また、若き日のスティーブ・マックイーンが出演した『マックイーンの絶対の危機』(1958年、日本公開は1965年)のリメイク作『ブロブ 宇宙からの不明物体』(1988年)を取り上げた項目では、まだCGなどが取り入れられていない時期の作品でありながら、テンポがよくSFXも出色であることを高く評価しつつ、このように述べます。
「最近は、なんでもCGになり、昔の特撮技術など顧みられることなどないが、よくできた特撮には、実物が持っている質感とか量感がある。なにより、観ている方にも、舞台裏が知りたくなるような、つまり、手品の種が見たくなるような驚きがあったと思う」
このくだりには激しく頷きつつ、しみじみと嬉しい気持ちが湧いてきましたね。忠田さん、よくわかっていらっしゃるなあ。
ついついモンスター映画がらみが長くなってしまいましたが、本書で最も多くの作品が取り上げられているのが「逃走路」の章です。特に、伊坂幸太郎さんの小説を映画化した『ゴールデンスランバー』(2010年)は、日本映画では数少ない下水道が登場する作品であり、実際に仙台市の下水管で撮影が行われたということもあって、かなり詳しい紹介がなされております。また、『レ・ミゼラブル』については、1957年のジャン・ギャバン版から、2012年のヒュー・ジャックマン版までの6作品をまとめて取り上げています。
ほかにも、下水道からパリに流れてきたネズミが大活躍するディズニー=ピクサーのアニメ映画『レミーのおいしいレストラン』(2007年)、映画史に残る名作である『第三の男』(1949年)や『地下水道』(1956年)、ミニクーパーが雨水管の中を疾走する『ミニミニ大作戦』(1969年版と2003年版の両方を紹介)、下水管が銀行強奪の舞台となる『掘った奪った逃げた』(1979年)、下水管からの脱獄が描かれる『ショーシャンクの空に』(1994年)などなど。「下水道」というキーワードのもとに取り上げられている映画は、誰もが知るA級作品から知る人ぞ知るB級作品まで幅広く、ジャンルも多彩です。
著者の忠田さんは、長きにわたって下水道の建設業務やPRに携わってこられた下水道のスペシャリストでもあります。それだけに、映画に登場する下水道についての解説もけっこう詳細で勉強になります(なにしろ、本書のもととなったのは下水道業界の専門誌である『月刊下水道』の連載記事です)。
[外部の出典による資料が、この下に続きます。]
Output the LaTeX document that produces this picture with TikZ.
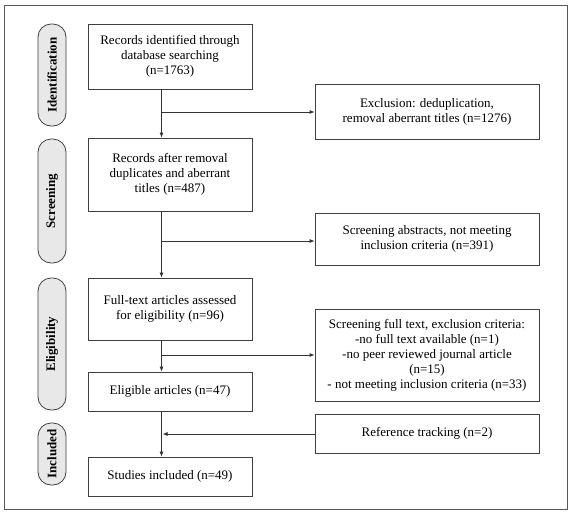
\documentclass[tikz,border=0pt]{standalone}
\usepackage{fontspec}
\setmainfont{Liberation Serif}
\usetikzlibrary{arrows.meta}
\tikzset{
  stage/.style={draw=black!75, line width=0.8pt, fill=white, align=center, inner sep=2pt, font=\fontsize{13}{15}\selectfont},
  phase/.style={draw=black!75, line width=0.8pt, fill=black!9, rotate=90, minimum height=28pt, rounded corners=13pt, font=\fontsize{13}{15}\selectfont\bfseries},
  arr/.style={draw=black!80, line width=0.8pt, -{Latex[length=5pt,width=4pt]}},
  ln/.style={draw=black!80, line width=0.8pt}
}
\begin{document}
\begin{tikzpicture}[x=1pt,y=-1pt]
	\useasboundingbox (0,0) rectangle (572,514);
	\draw[black!65, line width=0.8pt] (4,5) rectangle (567,509);
	% phases
	\node[phase, minimum width=102pt] (ident) at (52,75) {Identification};
	\node[phase, minimum width=124pt] (screen) at (52,201) {Screening};
	\node[phase, minimum width=132pt] (elig) at (52,344) {Eligibility};
	\node[phase, minimum width=62pt] (incl) at (52,454) {Included};
	% main column
	\node[stage, minimum width=164pt, minimum height=65pt] (rec) at (170,56.5) {Records identified through\\database searching\\(n=1763)};
	\node[stage, minimum width=164pt, minimum height=73pt] (dup) at (170,174.5) {Records after removal\\duplicates and aberrant\\titles (n=487)};
	\node[stage, minimum width=164pt, minimum height=62pt] (full) at (170,309) {Full-text articles assessed\\for eligibility (n=96)};
	\node[stage, minimum width=164pt, minimum height=39pt] (elart) at (170,391.5) {Eligible articles (n=47)};
	\node[stage, minimum width=164pt, minimum height=39pt] (incart) at (170,476.5) {Studies included (n=49)};
	% side column
	\node[stage, minimum width=224pt, minimum height=55pt] (excl) at (427,111.5) {Exclusion: deduplication,\\removal aberrant titles (n=1276)};
	\node[stage, minimum width=224pt, minimum height=52pt] (abs) at (427,239) {Screening abstracts, not meeting\\inclusion criteria (n=391)};
	\node[stage, minimum width=224pt, minimum height=92pt] (fulltxt) at (427,355) {Screening full text, exclusion criteria:\\-no full text available (n=1)\\-no peer reviewed journal article\\(n=15)\\- not meeting inclusion criteria (n=33)};
	\node[stage, minimum width=224pt, minimum height=39pt] (reftr) at (427,433.5) {Reference tracking (n=2)};
	% branch points
	\coordinate (b1) at (161.5,112);
	\coordinate (b2) at (161.5,241);
	\coordinate (b3) at (161.5,355);
	\coordinate (b4) at (161.5,434);
	% connectors
	\draw[arr] (rec.south -| b1) -- (dup.north -| b1);
	\draw[arr] (dup.south -| b2) -- (full.north -| b2);
	\draw[arr] (full.south -| b3) -- (elart.north -| b3);
	\draw[arr] (elart.south -| b4) -- (incart.north -| b4);
	\draw[arr] ([xshift=-1pt]b1) -- (b1 -| excl.west);
	\draw[arr] ([xshift=-1pt]b2) -- (b2 -| abs.west);
	\draw[arr] ([xshift=-1pt]b3) -- (b3 -| fulltxt.west);
	\draw[arr] (b4 -| reftr.west) -- ([xshift=1pt]b4);
\end{tikzpicture}
\end{document}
円形や卵形、四角型と、下水管の形状にはさまざまなものがあるということや、通路が設けられているものがあったり、歴史を感じさせるレンガ造りのものもあったり・・・。一口に「下水道」といっても、その仕組みにはいろいろあるということを、本書で初めて知ることができました。
一方で、映画の中の下水道については、認識不足から現実の下水道とはかけ離れた描かれ方がされている場合もあります。忠田さんは、そういった映画を作る側の下水道への認識不足(それはとりもなおさず、わたしたち一般人の認識不足でもあるのですが・・・)についても随所で指摘しています。
NHKが環境特集企画の一環として製作、放送したアニメ作品『川の光』(2009年)を取り上げた項目では、現代の東京ではあり得ないレンガ造りの下水管の表現や、下水の流れをまったく理解していない描写について「実に残念な内容」と苦言を呈します。そして、環境意識の向上を意図して製作した作品だからこそ「公共用水域の水質を守るために働く下水道に対しても、正しい認識をもって描いてほしかった」と訴えます。
わたしたちの生活を支えてくれる重要なインフラでありながら、しばしば誤った認識と偏見で捉えられがちな下水道。そこに長年関わってこられた忠田さんの、下水道への愛着と誇りが感じられて好ましく、ちょっと胸が熱くなるのを覚えました。
一つのキーワードから見えてくる、一味も二味も違う映画の楽しみ方と、下水道の知識と重要性を知ることができた、一冊で二度おいしい本でありました。